• _THE EXERCISE_
Retype every line from the top of the entries down to the one with "scale_responses = 100", both included, and skip the pictures.

• _INPUT ROWS_
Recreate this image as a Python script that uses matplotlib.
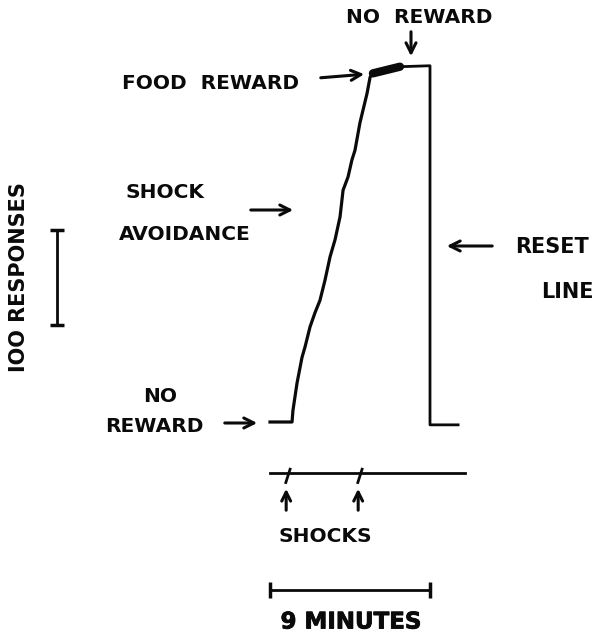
import matplotlib
matplotlib.use('Agg')
import numpy as np
import matplotlib.pyplot as plt
import matplotlib.patheffects as pe

# Cumulative record, time in minutes, cumulative responses
rise_time = [0.0, 1.24, 1.29, 1.52, 1.80, 1.97, 2.25, 2.53, 2.81, 3.09, 3.38,
             3.66, 3.94, 4.11, 4.39, 4.61, 4.78, 5.06, 5.46, 5.63, 5.79]
rise_resp = [0, 0, 12, 41, 68, 79, 100, 115, 128, 149, 174,
             192, 216, 244, 258, 276, 286, 315, 346, 363, 367]

# food reward period (thick pen mark)
food_time = [5.79, 7.31]
food_resp = [367, 374]

# no reward then reset
top_time = [7.31, 9.0, 9.0, 10.58]
top_resp = [374, 375, -3, -3]

# shock event line
shock_line_time = [0.0, 10.97]
shock_times = [1.01, 5.06]

scale_minutes = 9
scale_responses = 100

# pixel layout of the reference figure -> data units
X0, XS = 270, 160 / 9      # px at t=0, px per minute
Y0, YS = 422, 0.95         # px at 0 responses, px per response


def px(x, y):
    return ((x - X0) / XS, (Y0 - y) / YS)


fig = plt.figure(figsize=(6, 6.37), dpi=100)
ax = fig.add_axes([0, 0, 1, 1])
ax.set_xlim(px(0, 0)[0], px(600, 0)[0])
ax.set_ylim(px(0, 637)[1], px(0, 0)[1])
ax.axis('off')

ink = '#0a0a0a'
font = dict(family='DejaVu Sans', fontweight='bold', color=ink, fontsize=14.5)

# record
ax.plot(rise_time, rise_resp, color=ink, lw=2.3, solid_joinstyle='round')
ax.plot(food_time, food_resp, color=ink, lw=6, solid_capstyle='round')
ax.plot(top_time, top_resp, color=ink, lw=2.0)

# shock line with pips
shock_y = px(0, 473)[1]
ax.plot(shock_line_time, [shock_y, shock_y], color=ink, lw=2.0)
for st in shock_times:
    ax.plot([st + 0.12, st - 0.12], [shock_y + 4, shock_y - 10], color=ink, lw=2.0)
    ax.annotate('', xy=(st - 0.1, px(0, 486)[1]), xytext=(st - 0.1, px(0, 513)[1]),
                arrowprops=dict(arrowstyle='->', lw=2.2, color=ink, mutation_scale=16))

# scale bars
bar_y = px(0, 590)[1]
ax.errorbar([scale_minutes / 2], [bar_y], xerr=[scale_minutes / 2], color=ink,
            lw=2.0, capsize=6, capthick=2.5)
bar_x, bar_mid = px(57, 0)[0], px(0, 277)[1]
ax.errorbar([bar_x], [bar_mid], yerr=[scale_responses / 2], color=ink,
            lw=2.0, capsize=5, capthick=2.5)


def label(x, y, s, **kw):
    d = dict(font)
    d.update(kw)
    ax.text(*px(x, y), s, ha='center', va='center', **d)


def arrow(x1, y1, x2, y2):
    ax.annotate('', xy=px(x2, y2), xytext=px(x1, y1),
                arrowprops=dict(arrowstyle='->', lw=2.2, color=ink, mutation_scale=18))


label(419, 17, 'NO  REWARD')
arrow(411, 29, 411, 59)

label(211, 83, 'FOOD  REWARD')
arrow(318, 78, 367, 74)

label(165, 192, 'SHOCK')
label(185, 234, 'AVOIDANCE')
arrow(248, 210, 296, 210)

label(160, 397, 'NO')
label(154, 426, 'REWARD')
arrow(222, 423, 260, 423)

label(552, 247, 'RESET', fontsize=15)
label(567, 292, 'LINE', fontsize=15)
arrow(495, 246, 444, 246)

label(325, 537, 'SHOCKS')

label(351, 622, '9 MINUTES', fontsize=16.5,
      path_effects=[pe.withStroke(linewidth=0.6, foreground=ink)])

label(19, 277, 'IOO RESPONSES', rotation=90, fontsize=15)

fig.savefig('out.png', dpi=100)
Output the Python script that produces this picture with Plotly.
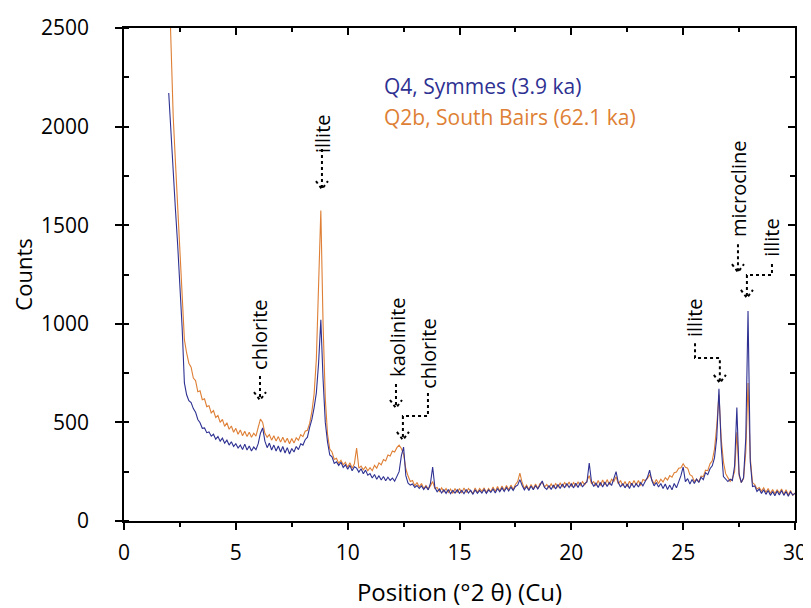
import numpy as np
import plotly.graph_objects as go

# ---------------- data ----------------
two_theta = np.round(np.arange(2.0, 30.05, 0.1), 1)  # measurement grid (deg 2-theta)

q4_symmes = [
    2170, 1950, 1730, 1580, 1400, 1200, 980, 700, 640, 610,
    600, 570, 552, 515, 498, 470, 472, 448, 452, 430,
    440, 415, 428, 405, 420, 395, 410, 385, 402, 378,
    392, 370, 385, 362, 390, 360, 380, 355, 375, 362,
    392, 445, 472, 405, 372, 395, 360, 385, 355, 380,
    350, 378, 345, 372, 340, 368, 350, 378, 362, 392,
    385, 412, 425, 475, 515, 575, 650, 800, 1020, 720,
    500, 400, 335, 325, 292, 300, 282, 298, 272, 285,
    262, 282, 255, 275, 268, 248, 265, 240, 258, 232,
    240, 218, 236, 212, 230, 208, 226, 204, 222, 206,
    218, 202, 225, 250, 330, 375, 230, 192, 182, 188,
    170, 180, 165, 178, 160, 175, 158, 190, 274, 170,
    148, 162, 142, 158, 140, 160, 138, 155, 142, 158,
    140, 155, 138, 160, 142, 156, 135, 158, 140, 155,
    142, 160, 140, 158, 145, 162, 142, 165, 148, 168,
    150, 170, 152, 172, 155, 175, 182, 210, 180, 158,
    175, 155, 178, 158, 180, 162, 182, 203, 170, 160,
    180, 160, 182, 162, 185, 165, 188, 168, 190, 170,
    188, 168, 192, 170, 195, 172, 190, 198, 294, 200,
    175, 192, 170, 195, 172, 198, 175, 195, 180, 215,
    250, 195, 172, 190, 168, 188, 165, 192, 170, 190,
    172, 195, 178, 200, 220, 258, 205, 178, 195, 172,
    190, 165, 188, 160, 182, 158, 190, 168, 195, 230,
    274, 200, 215, 188, 210, 190, 212, 195, 222, 210,
    245, 235, 265, 280, 320, 420, 670, 380, 225, 215,
    200, 212, 205, 280, 575, 240, 195, 220, 420, 1065,
    300, 175, 178, 150, 162, 140, 158, 135, 155, 130,
    150, 128, 152, 132, 155, 130, 150, 125, 148, 132,
    140,
]

q2b_south_bairs = [
    2800, 2380, 2050, 1820, 1600, 1360, 1100, 920, 852, 800,
    780, 725, 712, 655, 660, 615, 620, 580, 585, 548,
    560, 525, 535, 500, 515, 480, 498, 465, 482, 450,
    470, 440, 462, 432, 455, 428, 450, 425, 445, 430,
    475, 517, 500, 445, 425, 438, 410, 432, 405, 428,
    400, 425, 398, 420, 392, 418, 395, 422, 410, 438,
    428, 455, 460, 495, 555, 645, 820, 1150, 1575, 1000,
    620, 440, 365, 350, 312, 318, 292, 308, 285, 298,
    272, 295, 268, 290, 370, 268, 278, 260, 275, 255,
    270, 255, 282, 268, 295, 285, 312, 305, 335, 330,
    355, 350, 372, 385, 368, 340, 265, 228, 200, 205,
    178, 195, 172, 190, 165, 180, 162, 178, 200, 165,
    170, 150, 168, 148, 165, 145, 162, 140, 165, 145,
    165, 142, 168, 145, 165, 150, 140, 168, 145, 165,
    150, 168, 145, 165, 148, 172, 150, 175, 152, 178,
    155, 180, 158, 182, 160, 185, 200, 243, 195, 165,
    182, 160, 185, 162, 188, 165, 190, 195, 172, 185,
    168, 188, 170, 190, 172, 192, 175, 195, 178, 198,
    175, 195, 178, 198, 180, 200, 182, 205, 230, 190,
    200, 178, 205, 180, 208, 182, 210, 185, 212, 200,
    225, 188, 205, 178, 200, 175, 202, 180, 205, 182,
    205, 180, 210, 205, 215, 235, 212, 188, 210, 190,
    212, 198, 220, 208, 230, 222, 245, 248, 268, 270,
    290, 272, 268, 235, 228, 200, 212, 198, 228, 225,
    258, 255, 290, 305, 365, 480, 640, 420, 300, 240,
    220, 200, 215, 250, 450, 230, 195, 215, 350, 700,
    320, 195, 185, 162, 170, 152, 168, 145, 165, 140,
    160, 138, 158, 142, 162, 135, 158, 132, 155, 130,
    142,
]

series_names = ["Q4, Symmes (3.9 ka)", "Q2b, South Bairs (62.1 ka)"]
x_ticks = [0, 5, 10, 15, 20, 25, 30]
y_ticks = [0, 500, 1000, 1500, 2000, 2500]

BLUE = "#2E3192"
ORANGE = "#DE7F35"
FONT = "Open Sans, Noto Sans, sans-serif"

fig = go.Figure()
fig.add_trace(go.Scatter(x=two_theta, y=q2b_south_bairs, mode="lines",
                         line=dict(color=ORANGE, width=1.1), name=series_names[1],
                         showlegend=False))
fig.add_trace(go.Scatter(x=two_theta, y=q4_symmes, mode="lines",
                         line=dict(color=BLUE, width=1.1), name=series_names[0],
                         showlegend=False))
# invisible trace so mirrored (inside-tick) axes are drawn
fig.add_trace(go.Scatter(x=two_theta, y=q4_symmes, mode="lines", xaxis="x2", yaxis="y2",
                         line=dict(width=0), opacity=0, hoverinfo="skip", showlegend=False))

# ---------- mineral labels with dotted arrows ----------
PXX = 30 / 671.0      # deg per pixel
PXY = 2500 / 493.0    # counts per pixel

def dotted(path_pts):
    d = "M " + " L ".join(f"{x},{y}" for x, y in path_pts)
    fig.add_shape(type="path", path=d, xref="x", yref="y",
                  line=dict(color="black", width=2, dash="dot"))

def arrow(points):
    dotted(points)
    tx, ty = points[-1]
    hw, hh = 6 * PXX, 8 * PXY
    dotted([(tx - hw, ty + hh), (tx, ty), (tx + hw, ty + hh)])

labels = [
    ("chlorite", 6.03, 948, [(6.08, 735), (6.08, 613)]),
    ("illite", 8.85, 1967, [(8.85, 1886), (8.85, 1683)]),
    ("kaolinite", 12.2, 933, [(12.16, 695), (12.16, 573)]),
    ("chlorite", 13.63, 852, [(13.59, 649), (13.59, 532), (12.47, 532), (12.47, 411)]),
    ("illite", 25.48, 1034, [(25.53, 902), (25.53, 826), (26.64, 826), (26.64, 700)]),
    ("microcline", 27.45, 1688, [(27.45, 1404), (27.45, 1262)]),
    ("illite", 28.92, 1440, [(28.97, 1303), (28.97, 1247), (27.85, 1247), (27.85, 1131)]),
]
for text, lx, ly, pts in labels:
    fig.add_annotation(x=lx, y=ly, xref="x", yref="y", text=text, textangle=-90,
                       showarrow=False, xanchor="center", yanchor="middle",
                       font=dict(family=FONT, size=20, color="black"))
    arrow(pts)

# legend text
fig.add_annotation(x=11.53, y=2205, xref="x", yref="y", text=series_names[0],
                   showarrow=False, xanchor="left", yanchor="middle",
                   font=dict(family=FONT, size=21, color=BLUE))
fig.add_annotation(x=11.53, y=2048, xref="x", yref="y", text=series_names[1],
                   showarrow=False, xanchor="left", yanchor="middle",
                   font=dict(family=FONT, size=21, color=ORANGE))

axis_common = dict(showgrid=False, zeroline=False, linecolor="black", tickcolor="black",
                   tickwidth=1.5, automargin=False)
# the page body adds an 8px offset, so the figure is 8px smaller than the window
fig.update_layout(
    width=803, height=600,
    margin=dict(l=116, r=16, t=20, b=87),
    paper_bgcolor="white", plot_bgcolor="white",
    font=dict(family=FONT, color="black"),
    xaxis=dict(range=[0, 30], tickvals=x_ticks, ticks="outside", ticklen=7,
               showline=True, linewidth=1.5, mirror=True, ticklabelstandoff=5,
               minor=dict(dtick=2.5, ticks="outside", ticklen=4, tickcolor="black"),
               tickfont=dict(size=21), title=dict(text="Position (°2 θ) (Cu)",
                                                  font=dict(size=24), standoff=20),
               **axis_common),
    yaxis=dict(range=[0, 2500], tickvals=y_ticks, ticks="outside", ticklen=7,
               showline=True, linewidth=1.5, mirror=True, ticklabelstandoff=22,
               minor=dict(dtick=250, ticks="inside", ticklen=5, tickcolor="black"),
               tickfont=dict(size=21), title=dict(text="Counts", font=dict(size=22), standoff=8),
               **axis_common),
    xaxis2=dict(range=[0, 30], overlaying="x", side="top", anchor="y", tickvals=x_ticks,
                ticks="inside", ticklen=7, showticklabels=False, showline=False,
                minor=dict(dtick=2.5, ticks="inside", ticklen=4, tickcolor="black"),
                **axis_common),
    yaxis2=dict(range=[0, 2500], overlaying="y", side="right", anchor="x", tickvals=y_ticks,
                ticks="inside", ticklen=7, showticklabels=False, showline=False,
                minor=dict(dtick=250, ticks="inside", ticklen=5, tickcolor="black"),
                **axis_common),
)

fig.write_html("out.html")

• _TASK RESPONSE_
Recreate this image as a Python script that uses matplotlib.
import matplotlib
matplotlib.use('Agg')
import numpy as np
import matplotlib.pyplot as plt
import matplotlib.patheffects as pe

# Cumulative record, time in minutes, cumulative responses
rise_time = [0.0, 1.24, 1.29, 1.52, 1.80, 1.97, 2.25, 2.53, 2.81, 3.09, 3.38,
             3.66, 3.94, 4.11, 4.39, 4.61, 4.78, 5.06, 5.46, 5.63, 5.79]
rise_resp = [0, 0, 12, 41, 68, 79, 100, 115, 128, 149, 174,
             192, 216, 244, 258, 276, 286, 315, 346, 363, 367]

# food reward period (thick pen mark)
food_time = [5.79, 7.31]
food_resp = [367, 374]

# no reward then reset
top_time = [7.31, 9.0, 9.0, 10.58]
top_resp = [374, 375, -3, -3]

# shock event line
shock_line_time = [0.0, 10.97]
shock_times = [1.01, 5.06]

scale_minutes = 9
scale_responses = 100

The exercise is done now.